21/07/07

Outra vez as caricaturas

Em 1992, o cartoonista António publicou no jornal expresso uma caricatura do Papa João Paulo II com um preservativo no nariz. O caso causou polémica e as opiniões dividiram-se. Uns defendiam a liberdade de expressão como direito fundamental, outros antepunham-lhe o respeito devido ao Papa e ao que significa para os milhões de católicos. Eu achei que, embora a caricatura de António ocultasse uma intenção indeclarada para além da crítica à posição do Vaticano sobre o uso do preservativo, o direito à liberdade de expressão sobrepõe-se e que o caricaturista tem o direito de veicular as suas opiniões, explícitas ou indeclaradas, omissas ou subliminares, tanto faz. A haver prejuízo do visado, persiste o recurso aos tribunais, pois que a lei protege tanto a liberdade de expressão quanto o bom nome. Os ofendidos devem recorrer aos tribunais em vez de alardearem o discurso justiceiro, normalmente por mãos próprias e modos violentos.
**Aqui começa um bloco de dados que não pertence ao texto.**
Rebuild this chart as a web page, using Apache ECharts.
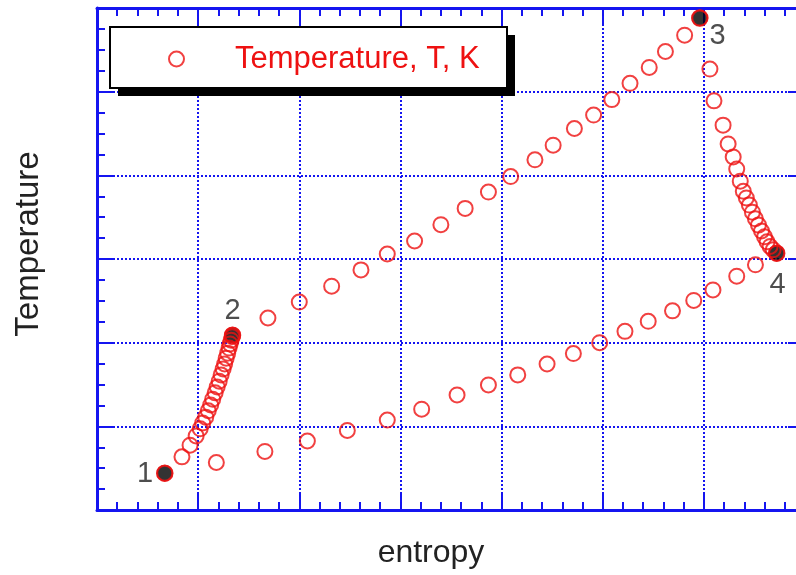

Em Fevereiro de 2006, um jornal nacionalista dinamarquês de extrema-direita publicou umas caricaturas xenófobas e preconceituosas de Maomé. A polémica incendiou a diplomacia internacional e azedou as relações com o mundo árabe. Houve, então, uma defesa unânime da liberdade de expressão como um valor fundamental do Ocidente. Eu achei as caricaturas lamentáveis e criticáveis, mas não censuráveis, no sentido em que se possa advogar a sua proibição. Mais uma vez, achei que por detrás da crítica estava algo de dissimulado, que era um sentimento preconceituoso do nacionalismo xenófobo relativamente às minorias. No entanto, e mais uma vez, compete aos tribunais agir em caso de ofensa e não às turbas ululantes nem aos demagogos justiceiros, o que só contribui para a vitimização do radicalismo xenófobo.

Agora foi em Espanha, na Catalunha, em Barcelona. Uma revista satírica, El Jueves, foi retirada das bancas por ordem expressa do juiz da Audiencia Nacional, a suprema autoridade judicial do país vizinho, porque na capa colocava uma caricatura com o príncipe das Astúrias em doggy style, com D. Letizia. Pretendia a publicação criticar as medidas do governo de Zapatero de promoção da natalidade através da atribuição de um subsídio de 2500 € por nascimento. Também aqui acho que a verdadeira mensagem está implícita e se deve relacionar com o republicanismo secessionista e radical da Catalunha que, pela ridicularização da família real, símbolo máximo da unidade espanhola, busca dissimuladamente um objectivo que vai muito para além do explicitado. Acho a caricatura de mau gosto. Não lhe acho graça absolutamente nenhuma, acho-a criticável. Mas, mais uma vez, não a acho censurável. Cabe recurso aos tribunais. Ao suspender a publicação, ao ordenar a sua retirada dos pontos de venda e ao encerrar o sítio na internet da revista, a Audiencia Nacional de Espanha está a fazer o jogo dos radicais. Por outro lado está a impor o respeitinho devido aos grandes de Espanha como valor que se sobrepõe ao da Liberdade, além do que não entende que na sociedade contemporânea, não se pode mandar encerrar e retirar uma revista. Isso era no tempo do senhor intendente Pina Manique que proibia a entrada no reino das gazetas vindas de França que propalavam ideais subversivos. Agora há a internet.

Por fim, cabe ainda perguntar se a Audiencia Nacional proibiria o que proibiu acaso o ofendido fosse o Papa, como no caso de António em 1992, ou o Profeta como no caso da Dinamarca? É que, quer em 92, quer em 2006, de Espanha ouviram-se palavras de solidariedade para com os caricaturistas e não consta que os desenhos fossem lá interditos. Haverá, no reino vizinho, dignidades incriticáveis que estão acima do Papa e do Profeta?